Geoenergy Science and Engineering, Volume 228, 211982 (2023)
Abstract
Reservoir heterogeneity significantly impacts the fluid flow behavior in porous media. In subsurface communities including hydrocarbon or geothermal recovery, geological storage of CO2 or H2
, and hydrology, transient
pressure data are often used to infer the subsurface rock properties (e.g., permeability field) due to its ready
availability and quick response. The accurate estimation of such properties is critical to accurately predict fluid
flow in porous media.
In this work, we propose a deep learning (DL) approach inspired by the Fast Marching Method (FMM),
namely the Inversion Neural Network (INN), to inversely infer heterogeneous reservoir model parameters
using transient pressure data. The forward model used to generate training data for the INN is established
based on a semi-analytic asymptotic solution to the diffusivity equation using the diffusive time of flight
(DTOF).

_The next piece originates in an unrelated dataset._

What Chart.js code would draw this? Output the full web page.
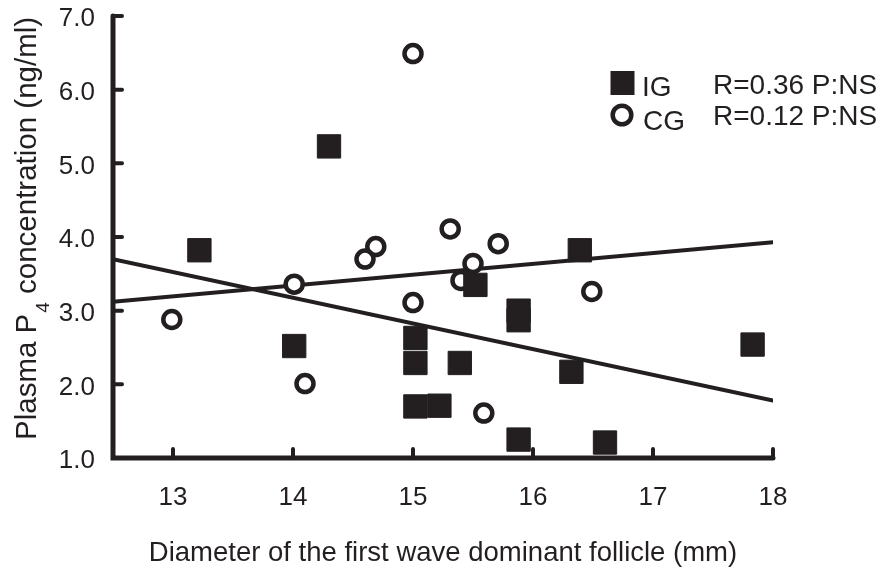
<!DOCTYPE html>
<html>
<head>
<meta charset="utf-8">
<script src="https://cdn.jsdelivr.net/npm/chart.js@4.4.1/dist/chart.umd.min.js"></script>
<style>
  html, body { margin: 0; padding: 0; background: #ffffff; }
  #c { display: block; }
</style>
</head>
<body>
<canvas id="c" width="887" height="569"></canvas>
<script>
// ---- data ----
const igX = [13.22, 14.30, 14.01, 15.02, 15.02, 15.02, 15.22, 15.39, 15.52, 15.88, 15.88, 15.88, 16.32, 16.39, 16.60, 17.83];
const igY = [3.82, 5.23, 2.52, 2.63, 2.29, 1.70, 1.71, 2.29, 3.35, 3.00, 2.87, 1.25, 2.17, 3.82, 1.21, 2.54];

const cgX = [15.00, 15.31, 14.69, 14.60, 15.71, 15.50, 15.40, 14.01, 12.99, 15.00, 14.10, 15.59, 16.49];
const cgY = [6.49, 4.11, 3.87, 3.70, 3.91, 3.64, 3.41, 3.36, 2.88, 3.11, 2.01, 1.61, 3.26];

const igLineX = [12.5, 18];
const igLineY = [3.70, 1.78];
const cgLineX = [12.5, 18];
const cgLineY = [3.12, 3.93];

const xTicks = [13, 14, 15, 16, 17, 18];
const yTicks = [1, 2, 3, 4, 5, 6, 7];
const yTickLabels = ['1.0', '2.0', '3.0', '4.0', '5.0', '6.0', '7.0'];

const seriesNames = ['IG', 'CG'];
const statLabels = ['R=0.36 P:NS', 'R=0.12 P:NS'];
const xTitle = 'Diameter of the first wave dominant follicle (mm)';
const yTitleParts = ['Plasma P', '4', ' concentration (ng/ml)'];

// ---- styling ----
const INK = '#231f20';
const FONT = "'Liberation Sans', Arial, sans-serif";

const toPts = (xs, ys) => xs.map((x, i) => ({ x: x, y: ys[i] }));

const decor = {
  id: 'decor',
  afterDatasetsDraw(chart) {
    const ctx = chart.ctx;
    const xs = chart.scales.x, ys = chart.scales.y;
    const x0 = xs.left, x1 = xs.getPixelForValue(xTicks[xTicks.length - 1]);
    const yb = ys.getPixelForValue(yTicks[0]);
    const yt = ys.getPixelForValue(yTicks[yTicks.length - 1]);
    ctx.save();
    ctx.strokeStyle = INK;
    ctx.lineCap = 'round';
    ctx.lineJoin = 'miter';
    ctx.lineWidth = 5;
    ctx.beginPath();
    ctx.moveTo(x0, yt);
    ctx.lineTo(x0, yb);
    ctx.lineTo(x1, yb);
    ctx.stroke();
    ctx.lineWidth = 4;
    ctx.beginPath();
    yTicks.forEach(v => {
      const p = ys.getPixelForValue(v);
      ctx.moveTo(x0, p);
      ctx.lineTo(x0 + 9, p);
    });
    xTicks.forEach(v => {
      const p = xs.getPixelForValue(v);
      ctx.moveTo(p, yb);
      ctx.lineTo(p, yb - 9);
    });
    ctx.stroke();
    ctx.restore();
  },
  afterDraw(chart) {
    const ctx = chart.ctx;
    const area = chart.chartArea;
    ctx.save();
    ctx.fillStyle = INK;
    ctx.textBaseline = 'alphabetic';

    // x title
    ctx.font = '27.5px ' + FONT;
    ctx.textAlign = 'center';
    ctx.fillText(xTitle, (area.left + area.right) / 2, 561);

    // y title (rotated, with subscript)
    ctx.save();
    ctx.translate(36, 440);
    ctx.rotate(-Math.PI / 2);
    ctx.textAlign = 'left';
    let pos = 0;
    ctx.font = '29.5px ' + FONT;
    ctx.fillText(yTitleParts[0], pos, 0);
    pos += ctx.measureText(yTitleParts[0]).width;
    ctx.font = '19px ' + FONT;
    ctx.fillText(yTitleParts[1], pos + 1, 13);
    pos += ctx.measureText(yTitleParts[1]).width + 1;
    ctx.font = '29.5px ' + FONT;
    ctx.fillText(yTitleParts[2], pos, 0);
    ctx.restore();

    // legend
    ctx.textAlign = 'left';
    ctx.fillRect(610.5, 71, 24, 24);
    ctx.lineWidth = 4.5;
    ctx.strokeStyle = INK;
    ctx.beginPath();
    ctx.arc(622, 115, 9.3, 0, Math.PI * 2);
    ctx.stroke();
    ctx.font = '28px ' + FONT;
    ctx.fillText(seriesNames[0], 642, 96);
    ctx.fillText(seriesNames[1], 643, 130);
    ctx.fillText(statLabels[0], 713, 94);
    ctx.fillText(statLabels[1], 713, 125);
    ctx.restore();
  }
};

new Chart(document.getElementById('c'), {
  type: 'scatter',
  data: {
    datasets: [
      {
        label: seriesNames[0],
        data: toPts(igX, igY),
        pointStyle: 'rect',
        pointRadius: 16.5,
        pointBorderWidth: 1,
        backgroundColor: INK,
        borderColor: INK,
        order: 1
      },
      {
        label: seriesNames[1],
        data: toPts(cgX, cgY),
        pointStyle: 'circle',
        pointRadius: 8.5,
        pointBorderWidth: 4.5,
        backgroundColor: '#ffffff',
        borderColor: INK,
        order: 2
      },
      {
        type: 'line',
        label: 'IG fit',
        data: toPts(igLineX, igLineY),
        borderColor: INK,
        borderWidth: 4,
        borderCapStyle: 'round',
        pointRadius: 0,
        fill: false,
        order: 3
      },
      {
        type: 'line',
        label: 'CG fit',
        data: toPts(cgLineX, cgLineY),
        borderColor: INK,
        borderWidth: 4,
        borderCapStyle: 'round',
        pointRadius: 0,
        fill: false,
        order: 3
      }
    ]
  },
  options: {
    responsive: false,
    animation: false,
    devicePixelRatio: 1,
    layout: { autoPadding: false, padding: { left: 0, right: 114, top: 16, bottom: 0 } },
    plugins: { legend: { display: false }, tooltip: { enabled: false } },
    scales: {
      x: {
        type: 'linear',
        min: 12.5,
        max: 18,
        afterBuildTicks: s => { s.ticks = xTicks.map(v => ({ value: v })); },
        afterFit: s => { s.height = 111; s.paddingLeft = 0; s.paddingRight = 0; },
        grid: { display: false, drawTicks: false },
        border: { display: false },
        ticks: {
          padding: 24,
          maxRotation: 0,
          autoSkip: false,
          color: INK,
          font: { family: FONT, size: 26 },
          callback: v => String(v)
        }
      },
      y: {
        type: 'linear',
        min: 1,
        max: 7,
        afterBuildTicks: s => { s.ticks = yTicks.map(v => ({ value: v })); },
        afterFit: s => { s.width = 113; s.paddingTop = 0; s.paddingBottom = 0; },
        grid: { display: false, drawTicks: false },
        border: { display: false },
        ticks: {
          padding: 18,
          labelOffset: 3,
          autoSkip: false,
          color: INK,
          font: { family: FONT, size: 26 },
          callback: v => yTickLabels[yTicks.indexOf(v)]
        }
      }
    }
  },
  plugins: [decor]
});
</script>
</body>
</html>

The FMM solves the Eikonal equation for the DTOF and provides the partial derivative of pressure
drop to the natural logarithm of time (hereafter pressure derivative). The pressure derivative data are then
used to predict reservoir model parameters by the INN. In the homogeneous scenario, the INN architecture
is a relatively simple fully connected neural network as a proof-of-concept to validate the feasibility, and it
directly correlates the permeability value with the pressure derivative. In the heterogeneous scenario, as the
heterogeneous permeability field is estimated based on sparse observational data of pressure derivatives, we
adopt the convolutional neural network (CNN) to flexibly deal with the image-based properties, and leverage
transfer learning to efficiently train a robust INN in the heterogeneous scenario.
We first validated that INN can infer the homogeneous permeability fields through numerical experiments
by testing root-mean-square-error (RMSE) around 1.086 𝑚𝑑. Inspired by that, observational data with different
sparsity are used to train convolutional INN and predict heterogeneous permeability fields. As the number of
observational locations (𝑛𝑜𝑏𝑠) increases from 3 × 3 to 48 × 48, the testing RMSE in heterogeneous scenarios
decreases from 187.510 𝑚𝑑 to 18.080 𝑚𝑑. Besides, we found that transfer learning significantly improves the
predictive accuracy at low 𝑛𝑜𝑏𝑠, with relative error decreased by 17.25%. Finally, noisy pressure derivative
data under different 𝑛𝑜𝑏𝑠 are used to history match the heterogeneous reservoir model, and INN can infer the
permeability field with a low error of 9.6% at 𝑛𝑜𝑏𝑠 = 7 × 7. Without an iterative procedure for parameter
estimation, the INN demonstrates to perform permeability inversion with CPU time in the magnitude of
9.2 × 10−4 s on a single GPU (NVIDIA Quadro P2200). The FMM-inspired INN sets up the basis for the
accurate characterization of reservoir model heterogeneity by inverting pressure derivative data with both
decent predictive accuracy and computational efficiency.